I would like to offer a few observations about Dort that should make us question certain pop-Calvinism interpretations. Some of these may seem self-evident, but in my own personal experience, I found them enlightening, if not startling.
1)- The Canons of Dort do not actually give “5 points.” The Remonstrants had written 5 points, and Dort’s job was to respond to those points. Dort combines points 3 and 4 into one category, and thus when one reads the Canons, he will only cover four sections. Furthermore, S. Vandergugten states that the more important emphasis of the Canons were the individual articles, of which there were 93. Vandergrugten writes:
The chairs and tables of the Arminians were put away. Synod now began to examine their opinions from available writings, concentrating on the Five Articles of the Remonstrance of 1610. The reading of the various judgments of the eighteen committees concerning these Five Articles took place from March 7 to 21 and from March 25 to April 16. The Canons were formulated in ninety-three separate articles. These were signed by all the delegates on April 23, 1619, and solemnly promulgated in the Great Church on May 6 before a large congregation.
And so as one reads Dort, he really ought not look for the famous “5 points.” Rather, he ought to take careful notice of the individual articles, which use very careful wording.
2)- The Canons of Dort do not follow the order of TULIP. In fact, the acronym TULIP only even works in English! It has become a popular catechetical tool in North America, but this should not be allowed to distort our historical understanding. In fact, I have been unable to find an early usage of TULIP than Loraine Boettner.
The Canons of Dort are laid out in this order: i) Divine Election and Reprobation, ii) Christ’s Death and Human Redemption Through It, iii & iv) Human Corruption, Conversion To God and the Way It Occurs, and v) Perseverance of the Saints.
3)- Dort teaches that Reprobation is due to God’s decision to “to leave them in the common misery into which, by their own fault, they have plunged themselves; not to grant them saving faith and the grace of conversion; but finally to condemn and eternally punish them (having been left in their own ways and under his just judgment), not only for their unbelief but also for all their other sins, in order to display his justice.” In other words, reprobation is a decision NOT to do something. The condemnation is due to personal guilt.
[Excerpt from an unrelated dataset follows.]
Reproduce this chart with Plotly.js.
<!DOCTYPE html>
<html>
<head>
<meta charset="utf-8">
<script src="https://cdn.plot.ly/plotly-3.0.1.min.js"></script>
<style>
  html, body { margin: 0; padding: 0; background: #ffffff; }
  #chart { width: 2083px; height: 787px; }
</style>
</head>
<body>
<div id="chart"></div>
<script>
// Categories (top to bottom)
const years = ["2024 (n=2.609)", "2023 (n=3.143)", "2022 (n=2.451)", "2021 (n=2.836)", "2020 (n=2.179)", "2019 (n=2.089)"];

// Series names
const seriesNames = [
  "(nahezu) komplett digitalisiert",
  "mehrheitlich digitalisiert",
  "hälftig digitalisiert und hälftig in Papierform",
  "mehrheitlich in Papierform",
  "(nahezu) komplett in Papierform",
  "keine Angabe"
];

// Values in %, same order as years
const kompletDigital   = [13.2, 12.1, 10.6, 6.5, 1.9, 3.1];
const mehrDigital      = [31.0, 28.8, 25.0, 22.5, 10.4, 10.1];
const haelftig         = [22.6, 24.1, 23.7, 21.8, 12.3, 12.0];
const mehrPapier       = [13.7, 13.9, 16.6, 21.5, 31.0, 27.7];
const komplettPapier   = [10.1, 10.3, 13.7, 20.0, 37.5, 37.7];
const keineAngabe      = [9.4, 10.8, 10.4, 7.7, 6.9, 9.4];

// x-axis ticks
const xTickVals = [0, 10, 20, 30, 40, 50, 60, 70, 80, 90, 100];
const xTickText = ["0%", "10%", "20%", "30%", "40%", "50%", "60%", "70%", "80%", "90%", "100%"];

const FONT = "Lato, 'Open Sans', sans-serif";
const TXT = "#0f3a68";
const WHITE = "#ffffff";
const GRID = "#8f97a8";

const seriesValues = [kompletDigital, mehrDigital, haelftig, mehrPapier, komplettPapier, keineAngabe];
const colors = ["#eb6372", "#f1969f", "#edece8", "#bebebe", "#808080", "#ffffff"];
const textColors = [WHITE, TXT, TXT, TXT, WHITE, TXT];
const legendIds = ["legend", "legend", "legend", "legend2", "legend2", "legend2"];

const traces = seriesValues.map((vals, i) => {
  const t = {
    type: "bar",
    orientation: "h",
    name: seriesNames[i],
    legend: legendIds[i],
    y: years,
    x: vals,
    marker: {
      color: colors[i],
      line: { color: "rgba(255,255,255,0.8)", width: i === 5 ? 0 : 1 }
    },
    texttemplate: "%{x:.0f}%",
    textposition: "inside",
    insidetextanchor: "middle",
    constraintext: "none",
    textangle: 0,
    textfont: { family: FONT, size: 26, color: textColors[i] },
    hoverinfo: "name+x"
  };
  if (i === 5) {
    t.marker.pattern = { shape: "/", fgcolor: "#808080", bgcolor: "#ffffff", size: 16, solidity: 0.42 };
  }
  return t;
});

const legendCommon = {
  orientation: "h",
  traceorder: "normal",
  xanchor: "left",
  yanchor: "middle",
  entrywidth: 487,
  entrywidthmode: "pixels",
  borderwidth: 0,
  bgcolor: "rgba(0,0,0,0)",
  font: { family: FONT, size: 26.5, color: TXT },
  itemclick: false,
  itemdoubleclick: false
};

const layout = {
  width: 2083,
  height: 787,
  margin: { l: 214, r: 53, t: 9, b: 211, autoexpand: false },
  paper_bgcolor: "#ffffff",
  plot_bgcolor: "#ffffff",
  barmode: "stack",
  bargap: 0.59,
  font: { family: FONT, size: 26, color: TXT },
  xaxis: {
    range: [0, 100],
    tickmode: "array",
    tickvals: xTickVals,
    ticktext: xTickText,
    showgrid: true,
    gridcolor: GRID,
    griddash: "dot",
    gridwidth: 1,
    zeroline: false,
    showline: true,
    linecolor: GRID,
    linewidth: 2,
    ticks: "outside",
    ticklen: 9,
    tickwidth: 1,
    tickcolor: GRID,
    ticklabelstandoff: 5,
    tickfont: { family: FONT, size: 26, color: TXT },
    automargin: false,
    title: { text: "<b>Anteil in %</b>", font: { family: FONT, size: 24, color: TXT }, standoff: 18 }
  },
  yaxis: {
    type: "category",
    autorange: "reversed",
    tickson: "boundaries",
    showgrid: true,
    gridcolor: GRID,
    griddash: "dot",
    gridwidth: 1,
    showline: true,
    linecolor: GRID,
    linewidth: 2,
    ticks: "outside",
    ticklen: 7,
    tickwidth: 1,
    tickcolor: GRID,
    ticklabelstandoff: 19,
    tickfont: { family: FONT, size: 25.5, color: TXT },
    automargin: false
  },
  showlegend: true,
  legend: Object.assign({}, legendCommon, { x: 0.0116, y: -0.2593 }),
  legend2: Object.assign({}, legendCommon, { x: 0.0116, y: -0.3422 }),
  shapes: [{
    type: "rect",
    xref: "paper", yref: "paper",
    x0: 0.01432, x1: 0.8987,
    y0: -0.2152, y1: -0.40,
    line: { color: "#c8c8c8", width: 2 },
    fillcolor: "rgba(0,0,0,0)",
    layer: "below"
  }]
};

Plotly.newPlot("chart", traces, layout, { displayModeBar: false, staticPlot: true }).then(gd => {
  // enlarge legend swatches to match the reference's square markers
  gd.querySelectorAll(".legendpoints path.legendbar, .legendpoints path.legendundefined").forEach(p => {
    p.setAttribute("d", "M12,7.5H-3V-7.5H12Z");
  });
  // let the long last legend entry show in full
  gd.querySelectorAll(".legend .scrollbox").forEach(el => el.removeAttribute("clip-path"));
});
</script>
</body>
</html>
4)- Dort does not use the language of Christ simply dying “for” one group, but not “for” another. Instead, it treats his death as being “the only and entirely complete sacrifice and satisfaction for sins; it is of infinite value and worth, more than sufficient to atone for the sins of the whole world.” It presents the limitation in the sovereign, secret, and eternal decree to give the elect faith: “For it was the entirely free plan and very gracious will and intention of God the Father that the enlivening and saving effectiveness of his Son’s costly death should work itself out in all his chosen ones, in order that he might grant justifying faith to them only and thereby lead them without fail to salvation.”
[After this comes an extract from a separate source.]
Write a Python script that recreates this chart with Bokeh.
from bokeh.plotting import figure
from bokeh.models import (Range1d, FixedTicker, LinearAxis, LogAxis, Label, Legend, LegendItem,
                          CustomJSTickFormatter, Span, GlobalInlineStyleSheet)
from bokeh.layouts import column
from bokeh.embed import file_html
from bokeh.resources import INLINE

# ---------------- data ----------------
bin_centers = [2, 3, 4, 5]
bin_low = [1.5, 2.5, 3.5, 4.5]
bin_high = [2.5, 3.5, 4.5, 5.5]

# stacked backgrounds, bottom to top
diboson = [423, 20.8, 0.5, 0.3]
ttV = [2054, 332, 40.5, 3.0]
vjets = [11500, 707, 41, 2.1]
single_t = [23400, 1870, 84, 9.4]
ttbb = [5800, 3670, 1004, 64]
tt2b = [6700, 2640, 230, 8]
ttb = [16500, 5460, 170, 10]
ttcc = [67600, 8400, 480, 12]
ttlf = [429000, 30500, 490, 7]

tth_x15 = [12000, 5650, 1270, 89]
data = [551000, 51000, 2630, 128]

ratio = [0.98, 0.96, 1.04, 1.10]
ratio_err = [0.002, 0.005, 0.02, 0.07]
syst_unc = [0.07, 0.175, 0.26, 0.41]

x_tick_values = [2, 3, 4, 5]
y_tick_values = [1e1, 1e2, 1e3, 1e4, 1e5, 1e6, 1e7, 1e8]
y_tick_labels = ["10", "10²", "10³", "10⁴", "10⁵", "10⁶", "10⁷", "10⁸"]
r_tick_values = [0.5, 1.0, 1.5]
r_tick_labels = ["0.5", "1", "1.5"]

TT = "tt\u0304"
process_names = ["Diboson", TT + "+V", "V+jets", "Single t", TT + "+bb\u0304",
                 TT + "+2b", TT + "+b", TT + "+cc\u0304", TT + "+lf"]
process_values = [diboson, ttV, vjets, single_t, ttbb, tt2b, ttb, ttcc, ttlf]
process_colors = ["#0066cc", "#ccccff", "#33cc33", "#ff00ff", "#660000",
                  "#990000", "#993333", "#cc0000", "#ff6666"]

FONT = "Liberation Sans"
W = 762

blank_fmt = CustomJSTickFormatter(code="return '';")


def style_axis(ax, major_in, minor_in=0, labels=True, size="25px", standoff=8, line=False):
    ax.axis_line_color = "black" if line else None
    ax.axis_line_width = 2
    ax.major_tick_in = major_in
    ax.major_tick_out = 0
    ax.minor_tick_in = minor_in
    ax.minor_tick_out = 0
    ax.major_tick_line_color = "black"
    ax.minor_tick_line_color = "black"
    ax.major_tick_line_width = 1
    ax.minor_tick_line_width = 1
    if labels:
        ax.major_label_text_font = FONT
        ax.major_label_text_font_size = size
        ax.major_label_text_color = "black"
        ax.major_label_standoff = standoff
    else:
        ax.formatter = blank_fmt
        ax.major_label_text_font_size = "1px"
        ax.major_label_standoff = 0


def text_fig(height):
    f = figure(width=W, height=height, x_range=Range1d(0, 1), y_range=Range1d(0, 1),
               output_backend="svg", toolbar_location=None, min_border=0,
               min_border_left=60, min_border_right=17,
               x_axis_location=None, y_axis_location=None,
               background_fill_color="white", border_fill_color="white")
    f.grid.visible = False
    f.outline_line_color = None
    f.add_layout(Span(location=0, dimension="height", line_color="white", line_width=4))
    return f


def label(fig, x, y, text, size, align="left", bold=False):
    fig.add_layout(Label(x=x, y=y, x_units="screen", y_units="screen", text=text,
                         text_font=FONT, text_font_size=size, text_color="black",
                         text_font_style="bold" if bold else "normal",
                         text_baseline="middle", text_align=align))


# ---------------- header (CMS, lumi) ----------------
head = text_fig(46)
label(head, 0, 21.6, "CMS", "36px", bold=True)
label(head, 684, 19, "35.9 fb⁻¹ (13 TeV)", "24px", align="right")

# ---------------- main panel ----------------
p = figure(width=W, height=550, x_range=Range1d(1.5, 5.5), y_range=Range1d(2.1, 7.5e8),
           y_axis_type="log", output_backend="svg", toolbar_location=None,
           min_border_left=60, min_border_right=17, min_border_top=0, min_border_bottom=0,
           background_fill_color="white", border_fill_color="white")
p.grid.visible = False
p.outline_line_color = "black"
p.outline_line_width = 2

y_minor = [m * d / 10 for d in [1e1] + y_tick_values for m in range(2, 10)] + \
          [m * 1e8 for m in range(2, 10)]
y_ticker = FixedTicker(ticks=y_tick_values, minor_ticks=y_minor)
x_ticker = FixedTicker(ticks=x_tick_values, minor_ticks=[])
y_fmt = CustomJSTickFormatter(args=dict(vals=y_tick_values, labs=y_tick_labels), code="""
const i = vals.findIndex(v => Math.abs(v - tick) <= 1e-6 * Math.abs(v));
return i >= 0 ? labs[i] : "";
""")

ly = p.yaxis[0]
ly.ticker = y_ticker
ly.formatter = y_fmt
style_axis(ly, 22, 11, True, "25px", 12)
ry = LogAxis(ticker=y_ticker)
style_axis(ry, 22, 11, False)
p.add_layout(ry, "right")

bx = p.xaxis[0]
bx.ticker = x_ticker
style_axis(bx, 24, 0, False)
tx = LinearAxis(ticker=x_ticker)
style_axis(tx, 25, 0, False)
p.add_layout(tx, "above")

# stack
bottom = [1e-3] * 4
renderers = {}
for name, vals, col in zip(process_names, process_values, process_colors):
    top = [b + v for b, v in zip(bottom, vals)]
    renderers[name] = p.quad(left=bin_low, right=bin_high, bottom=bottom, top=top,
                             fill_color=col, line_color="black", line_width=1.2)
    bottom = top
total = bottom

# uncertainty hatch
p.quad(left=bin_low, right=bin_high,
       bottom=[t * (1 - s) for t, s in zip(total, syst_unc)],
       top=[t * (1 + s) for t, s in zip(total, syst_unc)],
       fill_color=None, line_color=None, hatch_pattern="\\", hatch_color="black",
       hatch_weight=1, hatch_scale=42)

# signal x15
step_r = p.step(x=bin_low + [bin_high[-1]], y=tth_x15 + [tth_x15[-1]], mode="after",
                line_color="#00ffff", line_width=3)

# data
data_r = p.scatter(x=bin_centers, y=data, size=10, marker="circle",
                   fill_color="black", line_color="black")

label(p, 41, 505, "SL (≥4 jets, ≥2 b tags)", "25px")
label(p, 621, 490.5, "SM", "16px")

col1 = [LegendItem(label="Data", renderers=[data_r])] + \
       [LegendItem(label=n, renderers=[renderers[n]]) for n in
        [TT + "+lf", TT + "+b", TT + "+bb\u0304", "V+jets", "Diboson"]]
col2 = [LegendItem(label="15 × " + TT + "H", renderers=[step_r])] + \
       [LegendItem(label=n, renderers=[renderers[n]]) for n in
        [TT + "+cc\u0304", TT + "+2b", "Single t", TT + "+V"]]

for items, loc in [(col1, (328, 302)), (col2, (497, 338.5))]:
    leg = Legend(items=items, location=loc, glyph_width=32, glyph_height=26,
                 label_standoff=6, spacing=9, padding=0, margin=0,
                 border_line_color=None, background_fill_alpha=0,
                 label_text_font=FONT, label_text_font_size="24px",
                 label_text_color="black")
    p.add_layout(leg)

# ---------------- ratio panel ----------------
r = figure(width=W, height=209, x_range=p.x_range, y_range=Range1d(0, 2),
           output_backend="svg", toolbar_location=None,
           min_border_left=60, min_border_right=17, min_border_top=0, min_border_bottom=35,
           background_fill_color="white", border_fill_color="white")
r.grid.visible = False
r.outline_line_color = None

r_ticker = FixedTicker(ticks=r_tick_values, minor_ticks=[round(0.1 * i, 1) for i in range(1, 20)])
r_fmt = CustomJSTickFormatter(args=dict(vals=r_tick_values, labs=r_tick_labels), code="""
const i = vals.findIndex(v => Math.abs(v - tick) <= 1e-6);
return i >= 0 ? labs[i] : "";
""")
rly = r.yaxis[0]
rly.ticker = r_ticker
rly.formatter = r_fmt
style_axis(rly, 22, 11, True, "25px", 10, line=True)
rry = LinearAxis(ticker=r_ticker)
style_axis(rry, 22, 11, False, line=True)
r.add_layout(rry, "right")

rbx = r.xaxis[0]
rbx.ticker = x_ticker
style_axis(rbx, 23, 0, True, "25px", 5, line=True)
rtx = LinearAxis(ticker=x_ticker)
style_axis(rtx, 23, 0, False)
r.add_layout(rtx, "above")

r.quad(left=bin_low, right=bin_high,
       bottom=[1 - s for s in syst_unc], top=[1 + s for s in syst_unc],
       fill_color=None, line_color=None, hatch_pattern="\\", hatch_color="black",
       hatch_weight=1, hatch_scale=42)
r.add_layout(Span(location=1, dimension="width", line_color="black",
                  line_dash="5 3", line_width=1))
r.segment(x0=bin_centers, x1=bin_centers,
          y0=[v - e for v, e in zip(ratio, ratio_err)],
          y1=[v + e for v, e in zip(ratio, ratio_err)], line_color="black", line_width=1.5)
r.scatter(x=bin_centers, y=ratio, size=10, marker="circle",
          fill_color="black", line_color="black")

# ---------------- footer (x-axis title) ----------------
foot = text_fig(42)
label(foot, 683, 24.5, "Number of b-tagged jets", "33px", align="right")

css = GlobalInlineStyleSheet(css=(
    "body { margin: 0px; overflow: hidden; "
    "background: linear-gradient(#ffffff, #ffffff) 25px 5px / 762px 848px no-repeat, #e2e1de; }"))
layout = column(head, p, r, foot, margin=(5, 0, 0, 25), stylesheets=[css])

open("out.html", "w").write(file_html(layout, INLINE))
Faith is a receptive instrument. It leads you elsewhere. Thus, God’s decision to grant justifying faith to the elect is the vehicle which he then leads them to the sacrifice of Christ. That sacrifice is then applied, and the benefits of it become efficient.
This type of explanation is important because it does not limit Christ’s own value or worth. Him being divine, his merit was necessarily infinite.
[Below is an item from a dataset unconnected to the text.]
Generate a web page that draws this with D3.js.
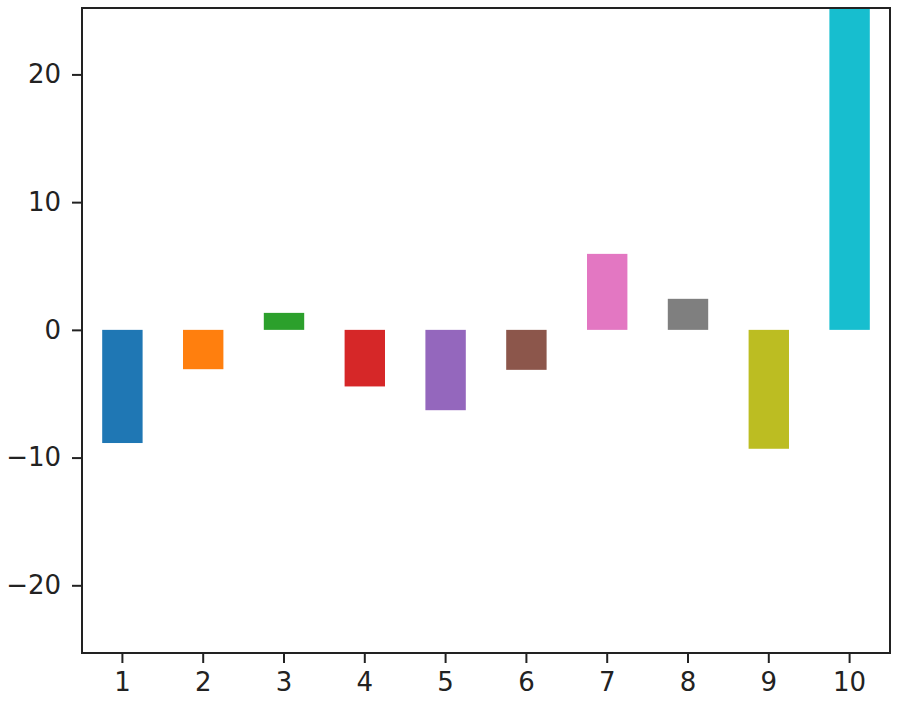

It also does not make faith the ground of forgiveness. If that were so, we’d be right back into a form of Semi-Pelagianism. Faith is something we use to take us to Christ.
Predestination is not determinism or fatalism either. However mysterious it may be, we must confess that there is genuine human responsibility and the use of it has full integrity. We have the atonement applied in history, through God’s ordained means. The cross did not simply zap all the elect into the right-standing box. If this were so all missions would be mere appendices.
And finally, this understanding of the atonement is necessary to preserve the free offer of the gospel and the legitimate grounds to say to the unbeliever that it is his faithlessness that is at fault, and not God. It is pastorally essential. We must be willing to say to all men that God desires their salvation, according to His revealed will, and we must be willing to weep over those who reject the gospel. “What more could I have done for my vineyard?” the LORD says.